Together, we will determine where you are in the process and which format offers the most impact. An overview of all five UX workshop formats can be found in the Hub article.

Prioritization Workshop FAQ

What exactly is a Prioritization Workshop?

A Prioritization Workshop is a collaborative, facilitated format in which a cross-functional team jointly evaluates features based on defined criteria and ranks them. Unlike a regular meeting, there is a clear methodology, evaluation criteria, and structured facilitation. The goal is not just a prioritized list, but a shared understanding of why certain features take precedence.

What is the difference between MoSCoW, RICE, and the Kano Model?

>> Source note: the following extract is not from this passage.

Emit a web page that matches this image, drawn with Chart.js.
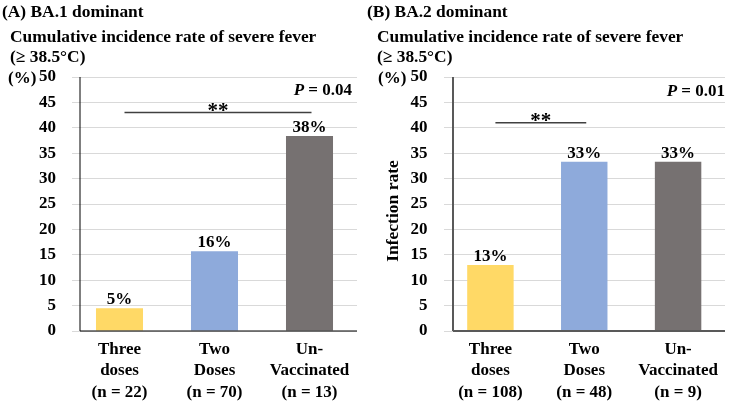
<!DOCTYPE html>
<html><head><meta charset="utf-8">
<script src="https://cdn.jsdelivr.net/npm/chart.js@4"></script>
<style>
body{margin:0;width:729px;height:402px;position:relative;background:#fff;overflow:hidden;font-family:"Liberation Serif","Times New Roman",serif;font-weight:bold;color:#000}
.t{position:absolute;font-size:17px;line-height:20px;white-space:nowrap}
.h{font-size:17.4px}
canvas{position:absolute;top:0}
</style></head><body>
<canvas id="ca" width="365" height="402" style="left:0"></canvas>
<canvas id="cb" width="364" height="402" style="left:365px"></canvas>
<div class="t h" style="left:2px;top:1px">(A) BA.1 dominant</div>
<div class="t h" style="left:10px;top:26px">Cumulative incidence rate of severe fever</div>
<div class="t h" style="left:10px;top:46px">(≥ 38.5°C)</div>
<div class="t" style="left:8px;top:68px">(%)</div>
<div class="t h" style="left:367px;top:1px">(B) BA.2 dominant</div>
<div class="t h" style="left:377px;top:26px">Cumulative incidence rate of severe fever</div>
<div class="t h" style="left:377px;top:46px">(≥ 38.5°C)</div>
<div class="t" style="left:378px;top:68px">(%)</div>
<div class="t" style="right:377px;top:80px"><i>P</i> = 0.04</div>
<div class="t" style="right:4px;top:81px"><i>P</i> = 0.01</div>
<script>
const categoriesA = [['Three','doses','(n = 22)'],['Two','Doses','(n = 70)'],['Un-','Vaccinated','(n = 13)']];
const valuesA = [4.5, 15.7, 38.4];
const pctLabelsA = ['5%','16%','38%'];
const sigA = {from:0, to:2, y:43, text:'**'};

const categoriesB = [['Three','doses','(n = 108)'],['Two','Doses','(n = 48)'],['Un-','Vaccinated','(n = 9)']];
const valuesB = [13.0, 33.3, 33.3];
const pctLabelsB = ['13%','33%','33%'];
const sigB = {from:0, to:1, y:41, text:'**'};

const yTicks = [0,5,10,15,20,25,30,35,40,45,50];
const barColors = ['#FFD966','#8EAADB','#767171'];

const FONT = {family:'"Liberation Serif","Times New Roman",serif', size:17, weight:'bold', lineHeight:1.25};
const CFONT = 'bold 17px "Liberation Serif","Times New Roman",serif';

function make(id, cats, vals, pct, sig, o){
  const plugin = {
    id:'extras',
    afterDatasetsDraw(chart){
      const ctx = chart.ctx, ca = chart.chartArea;
      const xs = chart.scales.x, ys = chart.scales.y;
      ctx.save();
      ctx.strokeStyle = o.axisColor; ctx.lineWidth = o.axisWidth;
      const ax = ca.left + o.axisOffset;
      ctx.beginPath();
      ctx.moveTo(ax, ca.top); ctx.lineTo(ax, ca.bottom);
      ctx.moveTo(ax, ca.bottom); ctx.lineTo(ca.right, ca.bottom);
      ctx.stroke();
      ctx.font = CFONT; ctx.fillStyle = '#000'; ctx.textAlign = 'center'; ctx.textBaseline = 'alphabetic';
      const meta = chart.getDatasetMeta(0);
      meta.data.forEach((b,i)=>{ ctx.fillText(pct[i], b.x, b.y - 4); });
      const x1 = xs.getPixelForValue(sig.from) + 5, x2 = xs.getPixelForValue(sig.to) + 2;
      const y = ys.getPixelForValue(sig.y);
      ctx.strokeStyle = '#404040'; ctx.lineWidth = 1.5;
      ctx.beginPath(); ctx.moveTo(x1,y); ctx.lineTo(x2,y); ctx.stroke();
      ctx.font = 'bold 21px "Liberation Serif","Times New Roman",serif';
      ctx.fillText(sig.text, (x1+x2)/2, y + 4);
      if (o.yTitle) {
        ctx.save();
        ctx.translate(o.yTitle.x, (ca.top + ca.bottom)/2 + o.yTitle.dy);
        ctx.rotate(-Math.PI/2);
        ctx.font = 'bold 17.5px "Liberation Serif","Times New Roman",serif';
        ctx.textBaseline = 'middle';
        ctx.fillText(o.yTitle.text, 0, 0);
        ctx.restore();
      }
      ctx.restore();
    }
  };
  return new Chart(document.getElementById(id), {
    type:'bar',
    data:{labels:cats, datasets:[{data:vals, backgroundColor:barColors, categoryPercentage:1, barPercentage:0.495}]},
    options:{
      responsive:false, animation:false,
      layout:{padding:{top:77, right:o.padRight, bottom:0, left:0}},
      plugins:{legend:{display:false}, tooltip:{enabled:false}},
      scales:{
        x:{grid:{display:false, drawTicks:false}, border:{display:false},
           ticks:{font:FONT, color:'#000', padding:8, maxRotation:0, autoSkip:false},
           afterFit(s){ s.height = 71; }},
        y:{min:0, max:50, afterBuildTicks(s){ s.ticks = yTicks.map(v=>({value:v})); },
           grid:{color:'#D9D9D9', drawTicks:false, lineWidth:1}, border:{display:false},
           ticks:{font:FONT, color:'#000', padding:16},
           afterFit(s){ s.width = o.yWidth; }}
      }
    },
    plugins:[plugin]
  });
}
make('ca', categoriesA, valuesA, pctLabelsA, sigA, {padRight:8, yWidth:72, axisOffset:8, axisColor:'#000', axisWidth:1});
make('cb', categoriesB, valuesB, pctLabelsB, sigB, {padRight:4, yWidth:78.5, axisOffset:9.5, axisColor:'#595959', axisWidth:2,
  yTitle:{text:'Infection rate', x:28, dy:7}});
</script>
</body></html>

MoSCoW sorts features into four categories (Must, Should, Could, Won't) and is suitable for quick scope alignment. RICE calculates a numerical score from Reach, Impact, Confidence, and Effort – ideal for data-driven decisions with large feature lists. The Kano Model evaluates features based on user satisfaction and distinguishes between basic, performance, and excitement features. Depending on the context, the three methods can be combined.

Who should participate in a Prioritization Workshop?

The participants should be cross-functional: Product Owners, UX Research, Development, and relevant stakeholders. Each role brings a different evaluation perspective – Product assesses business impact, UX Research the user perspective, and Development the technical effort. Without this diversity, the evaluation becomes one-sided, and the acceptance of the result decreases.

How long does a Prioritization Workshop take?

That depends on the scope and method. A MoSCoW workshop with a manageable backlog of 20 to 30 items works well as a half-day format (three to four hours). A RICE-based workshop with a large backlog and multiple stakeholders can take a full day. Additionally, plan time for check-in, method introduction, and documentation of the results.

When is a Prioritization Workshop not the right format?

If user insights or product data are not yet available, a Prioritization Workshop is premature. Prioritization without user knowledge only sorts internal assumptions – not the actual need. In this case, a Discovery Workshop or an Empathy Workshop should first be conducted to create a solid data foundation.